MRD Testing for Colorectal Cancer: Are You Ready? - Episode 6
Transcript:
Axel Grothey, MD: The assessment of immune therapy responses on cancer is always a little bit tainted by the idea of, when do we see responses? Is there pseudoprogression, for instance—kind of an imaging phenomenon due to the inflammatory infiltration of lymphocytes into the cancer? And so, having early assessment of responses using circulating markers like ctDNA [circulating tumor DNA] would be very helpful, in particular to identify early on whether we see a response, and to distinguish between pseudoprogression and real progression. We have actually seen data presented at ASCO [the American Society of Clinical Oncology 2019 annual meeting] that revealed that ctDNA levels can actually be highly predictive of response to immunotherapy in various, different cancers. This was still an early group of patients—not more than 70 patients were tested—but it was very interesting that these patients actually showed a drop in their ctDNA, which predicted response to immunotherapy.
John Marshall, MD: We need to figure out how best to use this. One way, of course, is to do very tightly designed randomized studies and the like, and those are being done. I actually like the BESPOKE trial. It’s more of a registry, really, because it lets us, in certain scenarios, collect data on large numbers of patients with real-world evidence and incorporates this kind of test to see, what did the physician do? Also, what did the patient receive? How did they turn out? And I think by collecting this kind of data over the next couple of years, we will truly advance this field. BESPOKE is not really anything terribly fancy. It’s mostly a registry study, but it’s going to be very important and informing on the use of ctDNA in daily practice.
Let’s say this is really starting to click and work. Not only are we talking about yes/no on therapy, but I think maybe even more importantly it becomes the way we follow patients after their diagnosis. Right now in colon cancer, for example, you have your surgery. You might get your chemotherapy, and then you have a very nervous 5 years while you’re being monitored with CEA [carcinoembryonic antigen] and CT [computed tomography] scans to know whether you’re cured.
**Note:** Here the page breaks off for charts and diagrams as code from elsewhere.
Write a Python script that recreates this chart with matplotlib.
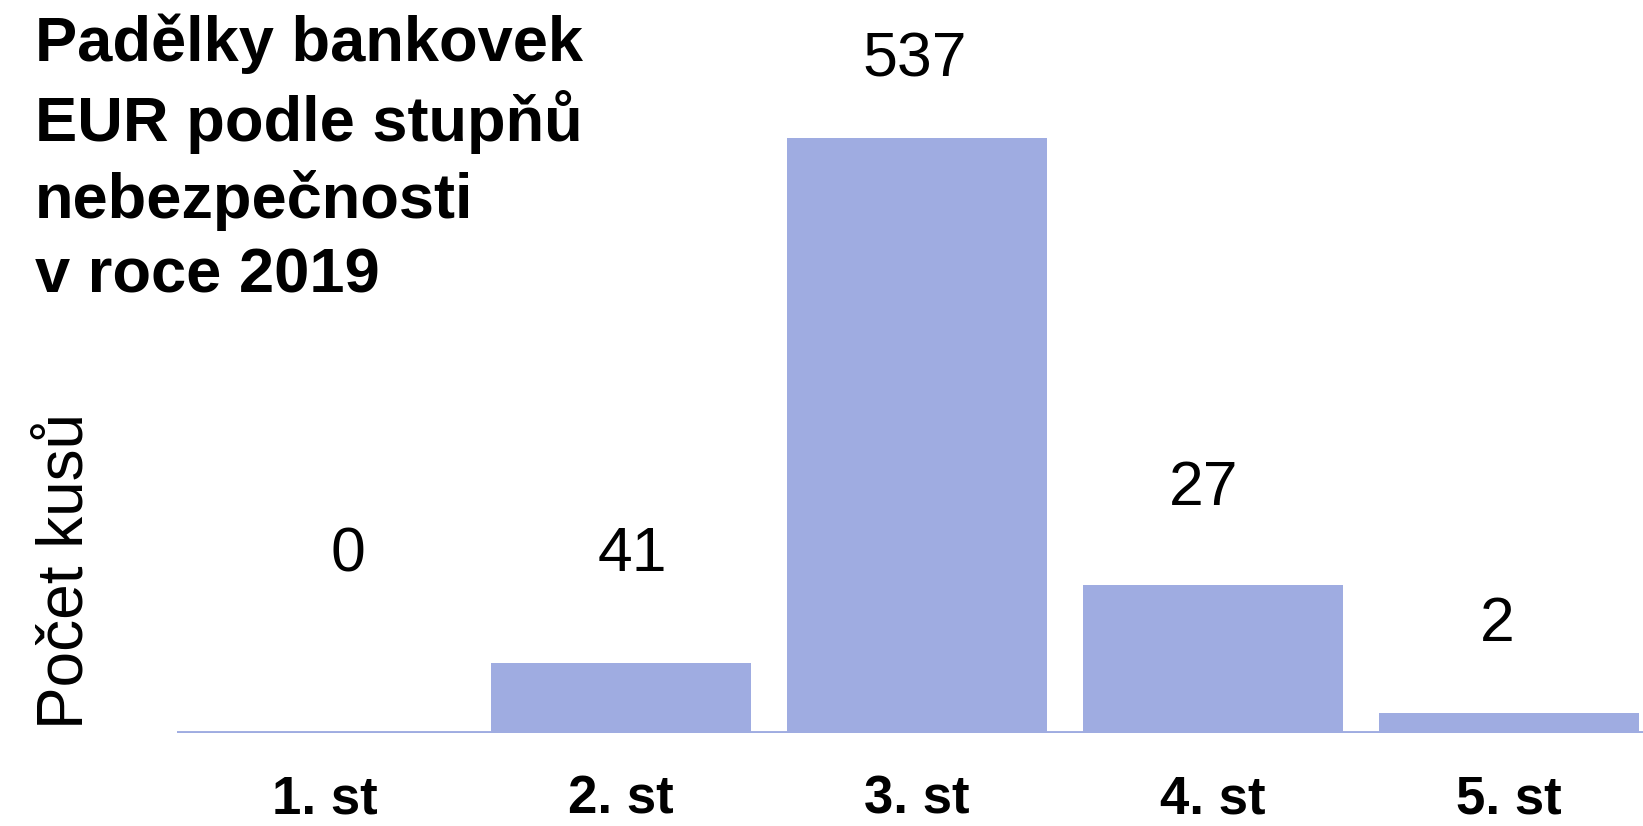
import matplotlib
matplotlib.use('Agg')
import matplotlib.pyplot as plt

plt.rcParams['font.family'] = ['Liberation Sans', 'DejaVu Sans']

# data
categories = ['1. st', '2. st', '3. st', '4. st', '5. st']
counts = [0, 41, 537, 27, 2]            # printed values
bar_heights = [0, 63, 537, 134, 18]     # heights as drawn (bars are not to scale)

title = 'Padělky bankovek\nEUR podle stupňů\nnebezpečnosti\nv roce 2019'
ylabel = 'Počet kusů'
bar_color = '#9FACE1'

W, H = 1643, 826
fig = plt.figure(figsize=(W / 100, H / 100), dpi=100)
fig.patch.set_facecolor('white')

# axes run a bit past the right edge, like the original
ax = fig.add_axes([177 / W, 93 / H, 1480 / W, 733 / H])
x = range(len(categories))
ax.bar(x, bar_heights, width=0.878, color=bar_color, linewidth=0)
ax.axhline(0, color=bar_color, lw=2.8, zorder=3)
ax.set_xlim(-0.5, 4.5)
ax.set_ylim(0, 661.6)

# value labels sit a little off the bar centres in the original
label_dx = [16.5, 8.5, -2, -6.5, -8.5]
label_dy = [128, 78, 56, 69, 64]
for xi, h, c, dx, dy in zip(x, bar_heights, counts, label_dx, label_dy):
    ax.annotate(str(c), (xi, h), xytext=(dx, dy), textcoords='offset points',
                ha='center', va='center', fontsize=45, color='black')

ax.set_xticks(list(x))
ax.set_xticklabels(categories, fontsize=38, fontweight='bold')
ax.tick_params(axis='x', length=0, pad=30)
ax.set_yticks([])
for s in ax.spines.values():
    s.set_visible(False)

fig.text(66 / W, 1 - 571 / H, ylabel, rotation=90, ha='center', va='center',
         fontsize=46)
fig.text(35 / W, 1 - 13 / H, title, ha='left', va='top', fontsize=45.5,
         fontweight='bold', linespacing=1.33)

fig.savefig('out.png', dpi=100)
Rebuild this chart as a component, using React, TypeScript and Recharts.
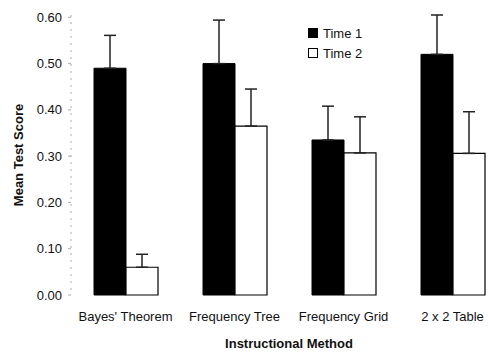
import { BarChart, Bar, XAxis, YAxis, Legend, ErrorBar } from "recharts";

const categories = ["Bayes' Theorem", "Frequency Tree", "Frequency Grid", "2 x 2 Table"];
const time1 = [0.49, 0.5, 0.335, 0.52];
const time1Err = [0.071, 0.094, 0.073, 0.085];
const time2 = [0.06, 0.365, 0.307, 0.306];
const time2Err = [0.028, 0.08, 0.078, 0.09];
const yTicks = [0, 0.1, 0.2, 0.3, 0.4, 0.5, 0.6];

const data = categories.map((name, i) => ({
  name,
  t1: time1[i],
  t1Err: [0, time1Err[i]],
  t2: time2[i],
  t2Err: [0, time2Err[i]],
}));

const font = "'Liberation Sans', Arial, sans-serif";

function LegendBox({ payload }: any) {
  return (
    <div style={{ fontFamily: font, fontSize: 13, color: "#111" }}>
      {(payload || []).map((p: any) => (
        <div key={p.value} style={{ display: "flex", alignItems: "center", height: 20 }}>
          <span
            style={{
              display: "inline-block",
              width: 8,
              height: 8,
              marginRight: 5,
              background: p.value === "Time 1" ? "#000" : "#fff",
              border: "1px solid #000",
            }}
          />
          {p.value}
        </div>
      ))}
    </div>
  );
}

function YLabel() {
  return (
    <text
      x={18}
      y={155}
      transform="rotate(-90 18 155)"
      textAnchor="middle"
      dominantBaseline="central"
      fontFamily={font}
      fontSize={13}
      fontWeight="bold"
      fill="#111"
    >
      Mean Test Score
    </text>
  );
}

export default function App() {
  return (
    <div
      style={{
        position: "absolute",
        left: 0,
        top: 0,
        width: 488,
        height: 352,
        overflow: "hidden",
        background: "#fff",
      }}
    >
      <BarChart
        width={520}
        height={352}
        data={data}
        margin={{ top: 15, right: 13, bottom: 0, left: 1 }}
        barCategoryGap={23}
        barGap={0}
      >
        <XAxis
          dataKey="name"
          height={57}
          axisLine={false}
          tickLine={false}
          tickSize={6}
          tickMargin={11}
          tick={{ fontFamily: font, fontSize: 13, fill: "#111" }}
          label={{
            value: "Instructional Method",
            position: "insideBottom",
            offset: 4,
            style: { fontFamily: font, fontSize: 13, fontWeight: "bold", fill: "#111" },
          }}
        />
        <YAxis
          width={70}
          domain={[0, 0.6]}
          ticks={yTicks}
          tickFormatter={(v: number) => v.toFixed(2)}
          axisLine={{ stroke: "#aaa", strokeDasharray: "2 5" }}
          tickLine={{ stroke: "#aaa" }}
          tickSize={3}
          tickMargin={6}
          tick={{ fontFamily: font, fontSize: 13, fill: "#111" }}
          label={<YLabel />}
        />
        <Legend
          layout="vertical"
          align="center"
          verticalAlign="middle"
          content={<LegendBox />}
          wrapperStyle={{ position: "absolute", left: 308, top: 23, width: 80 }}
        />
        <Bar dataKey="t1" name="Time 1" fill="#000" stroke="#000" isAnimationActive={false}>
          <ErrorBar dataKey="t1Err" width={6} stroke="#222" strokeWidth={1.5} direction="y" />
        </Bar>
        <Bar dataKey="t2" name="Time 2" fill="#fff" stroke="#000" strokeWidth={1.2} isAnimationActive={false}>
          <ErrorBar dataKey="t2Err" width={6} stroke="#222" strokeWidth={1.5} direction="y" />
        </Bar>
      </BarChart>
    </div>
  );
}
That’s a big deal.
What this test might do is replace all of that. Instead of going to get CTs and all of this, you get this blood test every now and then. What we’re hoping is that when it does show up, or if it does show up, you see it earlier than we saw it before. This may give us new opportunities for a therapeutic intervention.
At the same time, we will see more patients with a positive circulating tumor DNA but whose scans are negative. And so, we’ve created this new controversy about, what are we going to do with those people? Do we jump right in with chemotherapy? Do we wait and see what happens? We know it’s going to regrow. We don’t know yet what to do. And so, it’ll be great to start to study that patient who relapses just with a ctDNA, but not by traditional measures of a CT scan, and determine how best to intervene.
Let’s think about 1 more scenario where you could use a test like this. So I’ve given a treatment, whatever it is. It could be a checkpoint inhibitor, it could be a chemotherapy. It doesn’t matter. I’ve started the treatment. Today, what I do is I give that treatment for 8, maybe 12 weeks. I expose the patient to that therapy for a long period. Adverse effects, cost. I then do a scan to see if the cancer got better or not.
What if I had a test that after 2 weeks of treatment, if the ctDNA levels fell, it’s a very strong indicator that the treatment’s working? If the ctDNA is rising, it’s a pretty strong indicator that it’s not. So what we may end up doing is having an early readout using this kind of analysis to see if we’re having a clinical benefit, and continuing therapies that are working and avoiding therapies that are not.
Axel Grothey, MD: In a community setting like the kind of hybrid model that I work in—West Cancer Center is, by definition, a community setting and is linked to the University of Tennessee—MRD [minimal residual disease] testing can be operationalized. We have actually started doing it, and my challenge right now is more in trying to find ways to communicate results to patients, because that’s not trivial. What does a positive ctDNA test mean, when normally you would say without treatment the patient has a 100% risk of eventually being diagnosed with metastatic disease?
The challenge is one that I and a lot of people have to wrap our heads around. I also believe that physicians need to be educated about the prognostic value, treatment consequences, and again, communication strategies with patients, as well as the sensitivity and specificity of tests. It’s a new era. It’s a new way to identify, in making treatment decisions for patients, patients at high risk of recurrence. So there is a lot of let’s say educational need that we still have. I believe that we need to include patient advocates to really identify the best communication strategies with patients that community oncologists and oncologists, in general, would be facing.